God’s Grace: A Promise to Us All – Genesis 8:20-22

Though Noah had evidence that indicated that the waters had subsided, we find that in Genesis 8 he still waits on God to give the instruction to leave the ark. Once God’s command comes to do so, Noah, his family, and all the animals carried on the ark disembarked. Immediately after that, we see in verse 20 that Noah builds an altar and worships God. In response, God gives us an incredible promise.

Then Noah built an altar to the Lord and took some of every clean animal and some of every clean bird and offered burnt offerings on the altar. And when the Lord smelled the pleasing aroma, the Lord said in his heart, “I will never again curse the ground because of man, for the intention of man’s heart is evil from his youth. Neither will I ever again strike down every living creature as I have done. While the earth remains, seedtime and harvest, cold and heat, summer and winter, day and night, shall not cease.”

Genesis 8:20-22, ESV

God knew that even though Noah found favor in His sight, that man would still tend towards wickedness. Even Noah would fall prey to sin. Yet, despite that sin, despite that wickedness, God would never level punishment out like He did with the flood. In reality, when God brought the flood, it was a deserved punishment. Yet God chose to save all the rest of mankind through one man: Noah. Sound familiar?

It is often said that there’s a scarlet thread which runs through all the books of the Bible, at least the 66 books that make up the Bible without a particular denomination’s extra books, their Apocrypha. In Genesis we see a prophecy of Christ at the fall, when God tells Even that her offspring will crush the skull of the serpent as it strikes at the heel. Here, we see a foreshadowing of what Jesus would do. Paul wrote eloquently in Romans 5:18-21 how righteousness and salvation comes through one man, Christ Jesus. How God deal with humanity through Noah serves to point us towards Jesus. It reminds us that God can and will save us through the action of the Son of Man, that Jesus is sufficient and up to the task. That is why the Protestant reformation and subsequently Reformed theology insists on solus Christus, Christ alone, as one of the solas as the foundation of our belief.

The promise made through Noah goes beyond the promise not to destroy all life.
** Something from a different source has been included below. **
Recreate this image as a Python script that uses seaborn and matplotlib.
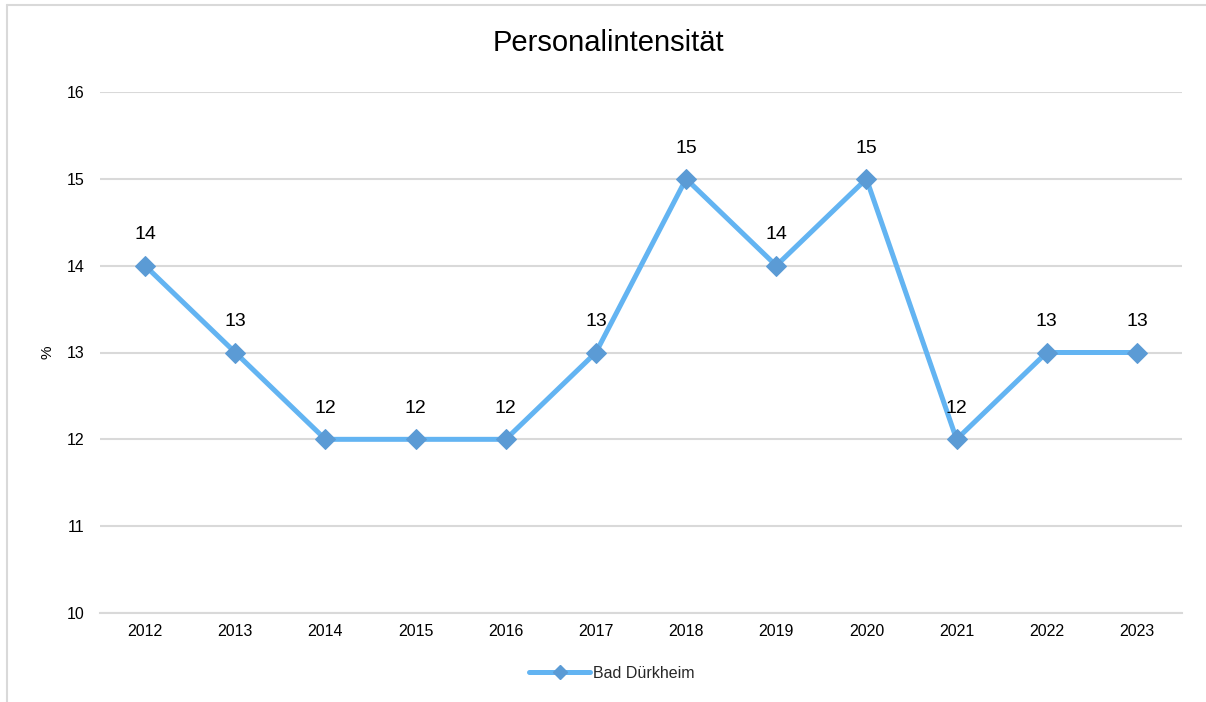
import matplotlib
matplotlib.use('Agg')
import matplotlib.pyplot as plt
import matplotlib.lines as mlines
import numpy as np
import pandas as pd
import seaborn as sns

# Data
years = ['2012', '2013', '2014', '2015', '2016', '2017',
         '2018', '2019', '2020', '2021', '2022', '2023']
values = [14, 13, 12, 12, 12, 13, 15, 14, 15, 12, 13, 13]
series_name = 'Bad Dürkheim'
title = 'Personalintensität'
y_label = '%'

LINE_COLOR = '#63B4F2'
MARKER_COLOR = '#5B9BD5'
GRID_COLOR = '#D9D9D9'

sns.set_theme(style='whitegrid')
plt.rcParams['font.family'] = ['Liberation Sans', 'DejaVu Sans']

df = pd.DataFrame({'Jahr': years, 'Wert': values})

fig = plt.figure(figsize=(12.06, 7.02), dpi=100)
ax = fig.add_axes([100 / 1206, 1 - 613 / 702, 1082 / 1206, (613 - 92) / 702])

sns.lineplot(data=df, x='Jahr', y='Wert', ax=ax, color=LINE_COLOR,
             linewidth=3.6, marker='D', markersize=10,
             markerfacecolor=MARKER_COLOR, markeredgecolor=MARKER_COLOR,
             legend=False, zorder=3)

for i, v in enumerate(values):
    ax.annotate(str(v), (i, v), xytext=(0, 16), textcoords='offset points',
                ha='center', va='bottom', fontsize=14, color='black')

ax.set_xlim(-0.5, len(years) - 0.5)
ax.set_ylim(10, 16)
ax.set_yticks(np.arange(10, 17, 1))
ax.set_xlabel('')
ax.set_ylabel('')
ax.tick_params(axis='both', labelsize=11.5, colors='black', length=0)
ax.tick_params(axis='y', pad=11)
ax.tick_params(axis='x', pad=8)

ax.grid(axis='x', visible=False)
ax.grid(axis='y', color=GRID_COLOR, linewidth=1.5)
for side in ['left', 'right', 'top']:
    ax.spines[side].set_visible(False)
ax.spines['bottom'].set_color(GRID_COLOR)
ax.spines['bottom'].set_linewidth(1.5)

fig.text(48 / 1206, 1 - 352 / 702, y_label, rotation=90, ha='center', va='center',
         fontsize=11, color='black')

fig.suptitle(title, fontsize=21, x=608 / 1206, y=1 - 43 / 702, va='center', color='black')

handle = mlines.Line2D([], [], color=LINE_COLOR, linewidth=3.6, marker='D',
                       markersize=7, markerfacecolor=MARKER_COLOR,
                       markeredgecolor=MARKER_COLOR)
fig.legend([handle], [series_name], loc='center', bbox_to_anchor=(612 / 1206, 1 - 673 / 702),
           frameon=False, fontsize=11.5, handlelength=3.8, handletextpad=0.2)

# outer chart border
fig.add_artist(mlines.Line2D([7 / 1206, 7 / 1206], [0, 1 - 5 / 702],
                             color=GRID_COLOR, linewidth=1.5, transform=fig.transFigure))
fig.add_artist(mlines.Line2D([7 / 1206, 1], [1 - 5 / 702, 1 - 5 / 702],
                             color=GRID_COLOR, linewidth=1.5, transform=fig.transFigure))

fig.savefig('out.png', dpi=100)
It goes beyond the promise not to change the earth so that what we understand about the seasons, about day and night, shall not go away. He will not cause this to happen again, and that’s something to rejoice, yes. But of even greater reason to praise God is the foreshadowing, the pointing to Jesus, that He gave us through Noah. Jesus alone is all that’s necessary to save us from our sins. Jesus alone is the only one who can restore us and allow us to be clothed in His righteousness so that we may have eternal life. Jesus alone is enough for us to make it each day in this life. Jesus alone!